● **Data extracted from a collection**
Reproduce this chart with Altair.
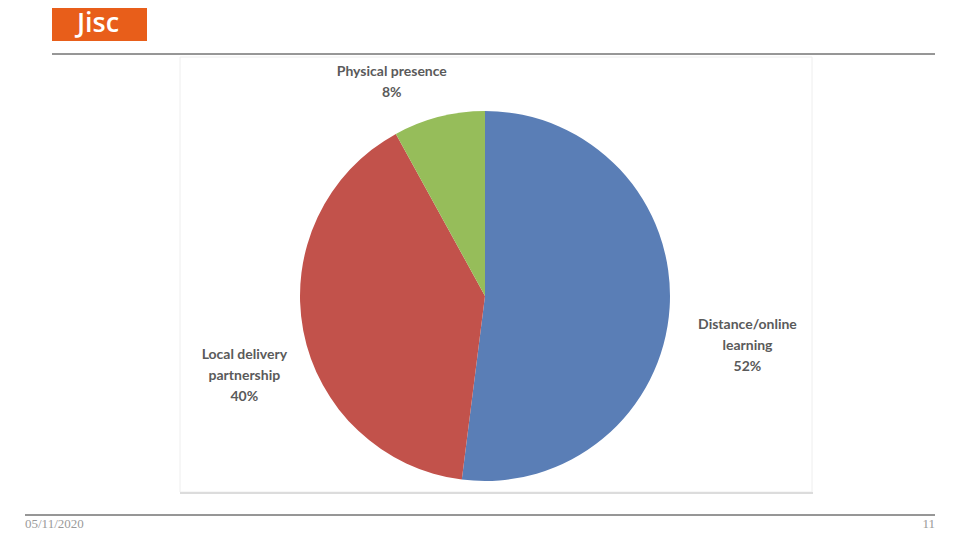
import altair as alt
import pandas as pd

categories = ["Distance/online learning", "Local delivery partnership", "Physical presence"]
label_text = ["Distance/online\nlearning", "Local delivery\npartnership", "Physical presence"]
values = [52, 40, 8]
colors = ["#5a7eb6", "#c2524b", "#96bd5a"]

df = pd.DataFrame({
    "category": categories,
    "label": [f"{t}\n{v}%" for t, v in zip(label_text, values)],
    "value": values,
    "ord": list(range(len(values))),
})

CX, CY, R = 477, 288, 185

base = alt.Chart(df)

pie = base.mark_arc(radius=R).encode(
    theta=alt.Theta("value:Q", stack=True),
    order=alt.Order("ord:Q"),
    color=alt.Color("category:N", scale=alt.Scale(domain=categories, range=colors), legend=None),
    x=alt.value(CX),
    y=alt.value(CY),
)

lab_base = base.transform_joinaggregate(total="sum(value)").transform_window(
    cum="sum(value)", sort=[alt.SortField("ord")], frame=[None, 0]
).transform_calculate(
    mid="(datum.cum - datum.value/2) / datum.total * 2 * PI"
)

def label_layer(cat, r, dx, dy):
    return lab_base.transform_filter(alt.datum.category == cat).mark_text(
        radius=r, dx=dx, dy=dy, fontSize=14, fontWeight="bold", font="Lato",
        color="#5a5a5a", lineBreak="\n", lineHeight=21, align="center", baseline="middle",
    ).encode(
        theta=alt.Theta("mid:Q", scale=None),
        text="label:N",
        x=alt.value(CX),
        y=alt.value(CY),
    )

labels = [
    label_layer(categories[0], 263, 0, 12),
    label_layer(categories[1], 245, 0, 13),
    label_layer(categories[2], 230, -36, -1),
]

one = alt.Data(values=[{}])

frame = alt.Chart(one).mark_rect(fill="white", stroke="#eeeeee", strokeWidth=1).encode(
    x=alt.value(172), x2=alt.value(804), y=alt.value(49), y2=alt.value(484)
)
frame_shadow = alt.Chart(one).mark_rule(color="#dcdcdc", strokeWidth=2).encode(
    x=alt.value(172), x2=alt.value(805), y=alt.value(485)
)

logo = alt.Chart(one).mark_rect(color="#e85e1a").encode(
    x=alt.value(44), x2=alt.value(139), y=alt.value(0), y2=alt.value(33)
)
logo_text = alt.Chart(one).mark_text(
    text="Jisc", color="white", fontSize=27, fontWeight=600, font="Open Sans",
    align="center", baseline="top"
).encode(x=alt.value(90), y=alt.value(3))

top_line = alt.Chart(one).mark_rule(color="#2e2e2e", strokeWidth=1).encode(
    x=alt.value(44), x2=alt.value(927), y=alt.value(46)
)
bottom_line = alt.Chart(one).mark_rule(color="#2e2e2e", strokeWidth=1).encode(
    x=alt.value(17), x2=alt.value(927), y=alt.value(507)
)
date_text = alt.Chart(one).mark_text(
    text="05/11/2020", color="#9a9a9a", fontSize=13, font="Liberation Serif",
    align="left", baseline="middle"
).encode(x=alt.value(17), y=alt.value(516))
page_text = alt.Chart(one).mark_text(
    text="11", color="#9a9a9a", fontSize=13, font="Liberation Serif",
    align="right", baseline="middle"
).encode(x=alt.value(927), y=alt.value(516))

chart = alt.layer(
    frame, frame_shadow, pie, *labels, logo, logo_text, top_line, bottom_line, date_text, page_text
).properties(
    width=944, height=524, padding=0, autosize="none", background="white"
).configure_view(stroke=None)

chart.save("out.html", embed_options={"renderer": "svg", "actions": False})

==

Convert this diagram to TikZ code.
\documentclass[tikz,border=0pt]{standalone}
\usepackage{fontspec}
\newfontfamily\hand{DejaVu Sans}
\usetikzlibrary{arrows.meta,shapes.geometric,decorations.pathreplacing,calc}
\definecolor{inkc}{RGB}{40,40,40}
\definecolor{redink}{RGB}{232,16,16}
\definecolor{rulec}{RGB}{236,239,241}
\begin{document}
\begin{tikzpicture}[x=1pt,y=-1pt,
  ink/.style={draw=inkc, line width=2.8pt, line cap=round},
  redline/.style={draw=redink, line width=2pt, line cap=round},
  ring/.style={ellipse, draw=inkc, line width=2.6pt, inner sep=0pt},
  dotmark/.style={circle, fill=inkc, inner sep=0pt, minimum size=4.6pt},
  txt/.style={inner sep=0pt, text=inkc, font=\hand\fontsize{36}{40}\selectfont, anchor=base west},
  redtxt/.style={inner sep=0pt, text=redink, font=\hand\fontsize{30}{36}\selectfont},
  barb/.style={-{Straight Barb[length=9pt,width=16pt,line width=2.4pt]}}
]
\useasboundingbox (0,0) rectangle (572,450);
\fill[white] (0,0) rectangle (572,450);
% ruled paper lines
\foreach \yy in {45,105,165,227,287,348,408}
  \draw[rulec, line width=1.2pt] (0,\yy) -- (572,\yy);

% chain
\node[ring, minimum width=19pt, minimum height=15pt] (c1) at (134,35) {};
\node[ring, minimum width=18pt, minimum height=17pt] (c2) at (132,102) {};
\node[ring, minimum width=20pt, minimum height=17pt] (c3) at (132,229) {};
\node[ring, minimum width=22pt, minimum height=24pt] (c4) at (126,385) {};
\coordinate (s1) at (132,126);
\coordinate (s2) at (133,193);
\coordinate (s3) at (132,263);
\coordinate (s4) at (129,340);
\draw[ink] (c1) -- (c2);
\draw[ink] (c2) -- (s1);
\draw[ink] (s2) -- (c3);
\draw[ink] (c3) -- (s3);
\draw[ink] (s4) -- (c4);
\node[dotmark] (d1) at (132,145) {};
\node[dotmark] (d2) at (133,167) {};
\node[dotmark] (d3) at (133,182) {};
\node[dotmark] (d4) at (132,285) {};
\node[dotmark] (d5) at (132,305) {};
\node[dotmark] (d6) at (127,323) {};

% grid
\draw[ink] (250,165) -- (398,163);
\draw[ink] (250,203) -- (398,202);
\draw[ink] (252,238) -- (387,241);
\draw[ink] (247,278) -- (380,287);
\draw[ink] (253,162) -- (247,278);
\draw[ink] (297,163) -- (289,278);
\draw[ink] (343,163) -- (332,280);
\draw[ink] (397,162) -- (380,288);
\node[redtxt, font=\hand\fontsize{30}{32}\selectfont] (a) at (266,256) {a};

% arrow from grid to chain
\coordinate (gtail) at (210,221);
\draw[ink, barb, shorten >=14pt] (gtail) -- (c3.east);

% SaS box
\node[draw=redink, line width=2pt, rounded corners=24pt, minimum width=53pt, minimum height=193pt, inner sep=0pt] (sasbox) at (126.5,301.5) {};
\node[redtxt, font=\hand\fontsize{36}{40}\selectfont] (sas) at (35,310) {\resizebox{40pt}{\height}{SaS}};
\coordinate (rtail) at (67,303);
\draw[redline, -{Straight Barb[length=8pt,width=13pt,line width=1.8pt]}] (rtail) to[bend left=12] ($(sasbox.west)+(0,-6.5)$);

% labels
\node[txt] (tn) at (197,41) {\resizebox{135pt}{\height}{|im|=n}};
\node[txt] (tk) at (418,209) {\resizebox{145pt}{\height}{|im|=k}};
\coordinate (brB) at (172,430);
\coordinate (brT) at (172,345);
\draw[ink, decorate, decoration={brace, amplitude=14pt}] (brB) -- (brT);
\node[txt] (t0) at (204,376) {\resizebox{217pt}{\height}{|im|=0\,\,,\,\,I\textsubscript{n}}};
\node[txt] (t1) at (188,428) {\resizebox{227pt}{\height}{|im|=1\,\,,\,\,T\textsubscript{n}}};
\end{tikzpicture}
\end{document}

● **Problem description**
Filter the entries down to the lines with the word "this" in them.

● **Written answer**
Reproduce this chart with Altair.
Convert this diagram to TikZ code.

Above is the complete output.